São Paulo (AUN - USP) - “Por mais que a elite branca quisesse, já não era mais possível esconder a cultura negra do panorama nacional”. Essa é apenas uma das questões em que Magno Bissoli Siqueira se apóia, em sua tese de doutorado, para mostrar como o Estado Novo de Vargas utilizou a cultura do samba como ferramenta para manutenção e fortalecimento do poder político. Caixa Preta: samba e identidade nacional na Era Vargas mostra como o Estado Novo se utilizou de uma recente, porém progressiva, difusão da cultura do samba nas classes mais elevadas, deixando de ser essencialmente “negra” e “marginal”.
A tese defendida por Siqueira no departamento de História da Faculdade de Filosofia, Letras e Ciências Humanas da USP, aborda a chamada ‘Era de Ouro’ do samba (décadas de 20 a 40), demonstrando como as invenções do disco e do rádio, o mercado musical crescente e a aceitação daquela cultura, até então essencialmente negra (periferia), pelo branco (centro), contribuíram para a imagem de Vargas, principalmente na capital brasileira, e, por conseqüência, no resto do país.
Embranquecimento e cumplicidade
Antes da década de 10, o samba era essencialmente negro. Com a descoberta da potencialidade comercial daquele ritmo pelo branco, sua propagação na cultura se inicia, apesar de lenta. Na década de 20, se intensifica com a difusão do rádio e dos discos. Mas, devido às suas raízes negras, o samba continua sendo uma “cultura proibida”, até que o Estado Novo utiliza essa cultura, que já passou a pertencer tanto ao cotidiano branco quanto ao negro, para encontrar apoio nas grandes mudanças políticas que realiza no período, como a instauração da ditadura, a criação da Companhia Siderúrgica Nacional, entre outras alterações que fossem alvo de críticas na época.
O negro havia criado o samba. A elite branca afastava o negro para a periferia. O samba descia o morro e entrava no mundo burguês. Diante desse problema, Vargas “compactuava”, segundo Siqueira, com o “embranquecimento” do estilo musical. Apoiando essencialmente artistas brancos, o samba continuava com suas origens negras, porém composto e cantado por brancos, havendo cumplicidade na maioria da população. Dessa forma, Vargas “legalizou” o samba e ganhou apoio de pessoas oriundas de toda a pirâmide social carioca. Prova disso, segundo Siqueira, é que “a maioria dos ícones do samba, desde Ary Barroso e Noel Rosa até a geração de Chico Buarque, são brancos”.

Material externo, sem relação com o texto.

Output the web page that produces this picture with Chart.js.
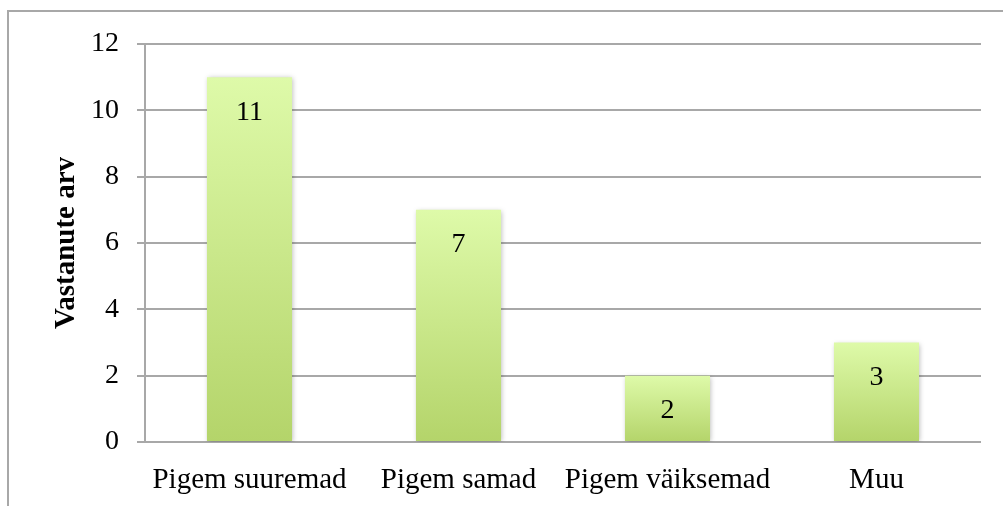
<!DOCTYPE html>
<html>
<head>
<meta charset="utf-8">
<script src="https://cdn.jsdelivr.net/npm/chart.js@4.4.0/dist/chart.umd.min.js"></script>
<style>
  html, body { margin: 0; padding: 0; background: #fff; }
  #wrap { position: relative; width: 1003px; height: 506px; overflow: hidden; }
  #frame { position: absolute; left: 7px; top: 10px; width: 1100px; height: 600px;
           border-left: 2px solid #a8a8a8; border-top: 2px solid #a8a8a8; pointer-events: none; }
</style>
</head>
<body>
<div id="wrap">
  <canvas id="chart" width="1003" height="506"></canvas>
  <div id="frame"></div>
</div>
<script>
// andmed
var categories = ["Pigem suuremad", "Pigem samad", "Pigem väiksemad", "Muu"];
var counts = [11, 7, 2, 3];
var yTicks = [0, 2, 4, 6, 8, 10, 12];

var serif = "'Liberation Serif', 'Times New Roman', serif";

// gradient for each bar, top light -> bottom darker green
function barFill(context) {
    var chart = context.chart;
    var yScale = chart.scales.y;
    if (!yScale || context.parsed == null) return '#c8e68a';
    var top = yScale.getPixelForValue(context.parsed.y);
    var bottom = yScale.getPixelForValue(0);
    if (!isFinite(top) || !isFinite(bottom) || top === bottom) return '#c8e68a';
    var g = chart.ctx.createLinearGradient(0, top, 0, bottom);
    g.addColorStop(0, '#defaa9');
    g.addColorStop(1, '#b4d46a');
    return g;
}

// soft shadow around the bars
var barShadow = {
    id: 'barShadow',
    beforeDatasetDraw: function (chart) {
        var ctx = chart.ctx;
        ctx.save();
        ctx.shadowColor = 'rgba(0,0,0,0.28)';
        ctx.shadowBlur = 5;
        ctx.shadowOffsetX = 1;
        ctx.shadowOffsetY = 1;
    },
    afterDatasetDraw: function (chart) {
        chart.ctx.restore();
    }
};

// value labels inside the bar near the top
var valueLabels = {
    id: 'valueLabels',
    afterDatasetsDraw: function (chart) {
        var ctx = chart.ctx;
        var meta = chart.getDatasetMeta(0);
        ctx.save();
        ctx.font = '28px ' + serif;
        ctx.fillStyle = '#000';
        ctx.textAlign = 'center';
        ctx.textBaseline = 'middle';
        meta.data.forEach(function (bar, i) {
            ctx.fillText(String(counts[i]), bar.x, bar.y + 35);
        });
        ctx.restore();
    }
};

new Chart(document.getElementById('chart'), {
    type: 'bar',
    data: {
        labels: categories,
        datasets: [{
            data: counts,
            backgroundColor: barFill,
            borderWidth: 0,
            barPercentage: 0.407,
            categoryPercentage: 1.0
        }]
    },
    options: {
        responsive: false,
        animation: false,
        devicePixelRatio: 1,
        layout: { padding: { left: 0, right: 22, top: 44, bottom: 0 } },
        plugins: {
            legend: { display: false },
            tooltip: { enabled: false }
        },
        scales: {
            x: {
                grid: { display: false, drawTicks: false },
                border: { display: false },
                ticks: { color: '#000', font: { family: serif, size: 29 }, padding: 21, maxRotation: 0 },
                afterFit: function (scale) { scale.height = 64; }
            },
            y: {
                min: 0,
                max: 12,
                afterBuildTicks: function (scale) {
                    scale.ticks = yTicks.map(function (v) { return { value: v }; });
                },
                grid: { color: '#a8a8a8', lineWidth: 2, tickLength: 8, drawTicks: true },
                border: { display: true, color: '#a8a8a8', width: 2 },
                ticks: { color: '#000', font: { family: serif, size: 28 }, padding: 18 },
                title: {
                    display: true,
                    text: 'Vastanute arv',
                    color: '#000',
                    font: { family: serif, size: 29, weight: 'bold' },
                    padding: { top: 49, bottom: 0 }
                },
                afterFit: function (scale) { scale.width = 145; }
            }
        }
    },
    plugins: [barShadow, valueLabels]
});
</script>
</body>
</html>
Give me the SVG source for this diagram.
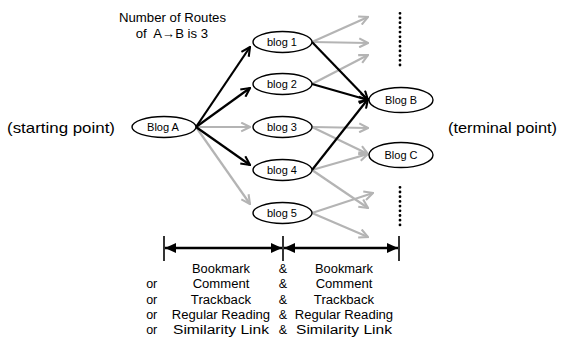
<svg xmlns="http://www.w3.org/2000/svg" width="561" height="338" viewBox="0 0 561 338">
  <style>
    text { font-family: "Liberation Sans", Arial, sans-serif; fill: #000; }
    .lbl { font-size: 11px; text-anchor: middle; }
    .cap { font-size: 12.5px; }
    .big { font-size: 14.5px; }
    .col { font-size: 12.5px; text-anchor: middle; }
    .node ellipse { fill: #fff; stroke: #000; stroke-width: 1.4; }
    .blk { stroke: #000; stroke-width: 2.2; fill: none; marker-end: url(#vBlk); }
    .gry { stroke: #b4b4b4; stroke-width: 2.2; fill: none; marker-end: url(#vGry); }
    .dots { stroke: #000; stroke-width: 2.8; stroke-linecap: round; stroke-dasharray: 0 4.7; }
    .tick { stroke: #000; stroke-width: 1.6; }
    .dim { stroke: #000; stroke-width: 2.4; }
  </style>
  <defs>
    <marker id="vBlk" viewBox="0 0 10 10" refX="9" refY="5" markerWidth="11" markerHeight="11" markerUnits="userSpaceOnUse" orient="auto">
      <path d="M1,1 L9,5 L1,9" fill="none" stroke="#000" stroke-width="1.9"/>
    </marker>
    <marker id="vGry" viewBox="0 0 10 10" refX="9" refY="5" markerWidth="11" markerHeight="11" markerUnits="userSpaceOnUse" orient="auto">
      <path d="M1,1 L9,5 L1,9" fill="none" stroke="#b4b4b4" stroke-width="1.9"/>
    </marker>
    <marker id="tri" viewBox="0 0 11 10" refX="11" refY="5" markerWidth="11" markerHeight="10" markerUnits="userSpaceOnUse" orient="auto-start-reverse">
      <path d="M0,0 L11,5 L0,10 Z" fill="#000"/>
    </marker>
  </defs>

  <!-- captions -->
  <text class="cap" x="119" y="22" textLength="107" lengthAdjust="spacingAndGlyphs">Number of Routes</text>
  <text class="cap" x="135.7" y="37.5" textLength="11" lengthAdjust="spacingAndGlyphs">of</text>
  <text class="cap" x="153.3" y="37.5" textLength="54.7" lengthAdjust="spacingAndGlyphs">A→B is 3</text>
  <text class="big" x="7" y="132.5" textLength="108" lengthAdjust="spacingAndGlyphs">(starting point)</text>
  <text class="big" x="448" y="132.5" textLength="109" lengthAdjust="spacingAndGlyphs">(terminal point)</text>

  <!-- connectors -->
  <g id="connectors">
    <line class="gry" x1="196" y1="127" x2="250" y2="127"/>
    <line class="gry" x1="196" y1="127" x2="250" y2="204"/>
    <line class="gry" x1="312" y1="42" x2="368" y2="17"/>
    <line class="gry" x1="312" y1="42" x2="368" y2="43"/>
    <line class="gry" x1="312" y1="84" x2="368" y2="55"/>
    <line class="gry" x1="312" y1="127" x2="368" y2="128"/>
    <line class="gry" x1="312" y1="127" x2="368" y2="154"/>
    <line class="gry" x1="312" y1="170" x2="368" y2="154"/>
    <line class="gry" x1="312" y1="170" x2="368" y2="208"/>
    <line class="gry" x1="312" y1="213" x2="373" y2="193"/>
    <line class="gry" x1="312" y1="213" x2="368" y2="237"/>
    <line class="blk" x1="196" y1="127" x2="250" y2="47"/>
    <line class="blk" x1="196" y1="127" x2="250" y2="88"/>
    <line class="blk" x1="196" y1="127" x2="250" y2="165"/>
    <line class="blk" x1="312" y1="42" x2="368" y2="100"/>
    <line class="blk" x1="312" y1="84" x2="368" y2="100"/>
    <line class="blk" x1="312" y1="170" x2="368" y2="99"/>
  </g>

  <!-- continuation dots -->
  <line class="dots" x1="400" y1="13.3" x2="400" y2="66"/>
  <line class="dots" x1="400" y1="187.3" x2="400" y2="229"/>

  <!-- nodes -->
  <g id="blogA" class="node"><ellipse cx="164" cy="127" rx="32" ry="10.5"/><text class="lbl" x="163" y="131" textLength="32" lengthAdjust="spacingAndGlyphs">Blog A</text></g>
  <g id="blog1" class="node"><ellipse cx="282.5" cy="42" rx="29.5" ry="10.5"/><text class="lbl" x="282" y="46" textLength="30" lengthAdjust="spacingAndGlyphs">blog 1</text></g>
  <g id="blog2" class="node"><ellipse cx="282.5" cy="84" rx="29.5" ry="10.5"/><text class="lbl" x="282" y="88" textLength="30" lengthAdjust="spacingAndGlyphs">blog 2</text></g>
  <g id="blog3" class="node"><ellipse cx="282.5" cy="127" rx="29.5" ry="10.5"/><text class="lbl" x="282" y="131" textLength="30" lengthAdjust="spacingAndGlyphs">blog 3</text></g>
  <g id="blog4" class="node"><ellipse cx="282.5" cy="170" rx="29.5" ry="10.5"/><text class="lbl" x="282" y="174" textLength="30" lengthAdjust="spacingAndGlyphs">blog 4</text></g>
  <g id="blog5" class="node"><ellipse cx="282.5" cy="213" rx="29.5" ry="10.5"/><text class="lbl" x="282" y="217" textLength="30" lengthAdjust="spacingAndGlyphs">blog 5</text></g>
  <g id="blogB" class="node"><ellipse cx="401" cy="100" rx="32" ry="12.5"/><text class="lbl" x="401" y="104" textLength="32" lengthAdjust="spacingAndGlyphs">Blog B</text></g>
  <g id="blogC" class="node"><ellipse cx="401" cy="155" rx="32" ry="12.5"/><text class="lbl" x="401" y="159" textLength="33" lengthAdjust="spacingAndGlyphs">Blog C</text></g>

  <!-- dimension line -->
  <g id="dimension">
    <line class="tick" x1="164" y1="236" x2="164" y2="261"/>
    <line class="tick" x1="283" y1="236" x2="283" y2="261"/>
    <line class="tick" x1="399" y1="236" x2="399" y2="261"/>
    <line class="dim" x1="165" y1="248" x2="282" y2="248" marker-start="url(#tri)" marker-end="url(#tri)"/>
    <line class="dim" x1="284" y1="248" x2="398" y2="248" marker-start="url(#tri)" marker-end="url(#tri)"/>
  </g>

  <!-- action list -->
  <g id="actions">
    <text class="col" x="221" y="273" textLength="58" lengthAdjust="spacingAndGlyphs">Bookmark</text>
    <text class="col" x="221" y="288.3" textLength="56.7" lengthAdjust="spacingAndGlyphs">Comment</text>
    <text class="col" x="221" y="303.6" textLength="60.3" lengthAdjust="spacingAndGlyphs">Trackback</text>
    <text class="col" x="221" y="318.9" textLength="98.3" lengthAdjust="spacingAndGlyphs">Regular Reading</text>
    <text class="col" x="221" y="334.2" textLength="96" lengthAdjust="spacingAndGlyphs">Similarity Link</text>
    <text class="col" x="344" y="273" textLength="58" lengthAdjust="spacingAndGlyphs">Bookmark</text>
    <text class="col" x="344" y="288.3" textLength="56.7" lengthAdjust="spacingAndGlyphs">Comment</text>
    <text class="col" x="344" y="303.6" textLength="60.3" lengthAdjust="spacingAndGlyphs">Trackback</text>
    <text class="col" x="344" y="318.9" textLength="98.3" lengthAdjust="spacingAndGlyphs">Regular Reading</text>
    <text class="col" x="344" y="334.2" textLength="96" lengthAdjust="spacingAndGlyphs">Similarity Link</text>
    <text class="col" x="283" y="273">&amp;</text>
    <text class="col" x="283" y="288.3">&amp;</text>
    <text class="col" x="283" y="303.6">&amp;</text>
    <text class="col" x="283" y="318.9">&amp;</text>
    <text class="col" x="283" y="334.2">&amp;</text>
    <text class="col" x="151.7" y="288.3">or</text>
    <text class="col" x="151.7" y="303.6">or</text>
    <text class="col" x="151.7" y="318.9">or</text>
    <text class="col" x="151.7" y="334.2">or</text>
  </g>
</svg>
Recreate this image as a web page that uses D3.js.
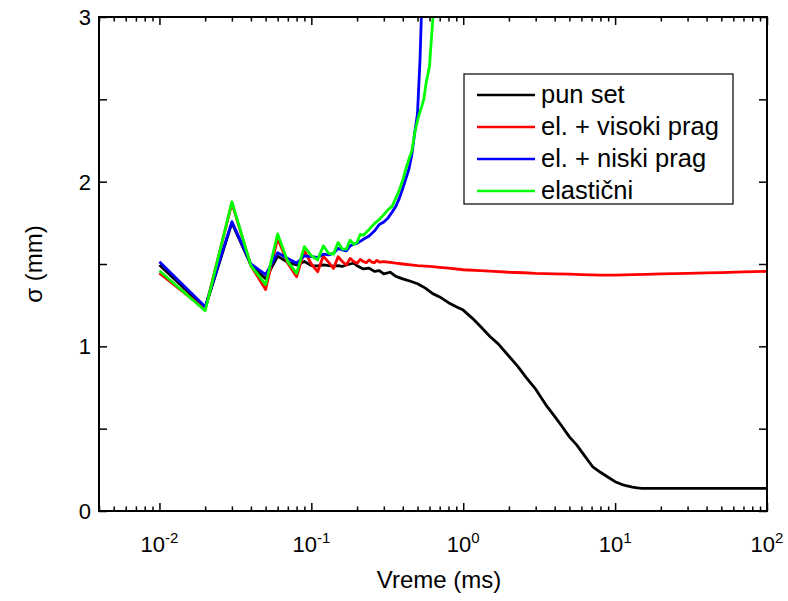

Marcas do Estado Novo no samba
Porém, um dos motivos da anterior marginalização do samba, além de sua associação ao negro, era sua familiaridade com a figura do ‘malandro’. E justamente no período do Estado Novo, devido à ação do Departamento de Imprensa e Propaganda (DIP), os artistas que quisessem divulgar suas gravações sabiam que não poderiam falar sobre determinados assuntos. Aqueles que apoiassem posições adotadas pelo Estado teriam maior chance de sucesso. “Criou-se uma queda do ‘malandro’ e a ascensão do ‘trabalhador”, explica Siqueira.
Todo o otimismo, mescla de culturas raciais e identificação popular com o Estado Novo, segundo Siqueira, foram fundamentais para se criar a imagem do samba como um dos símbolos nacionais.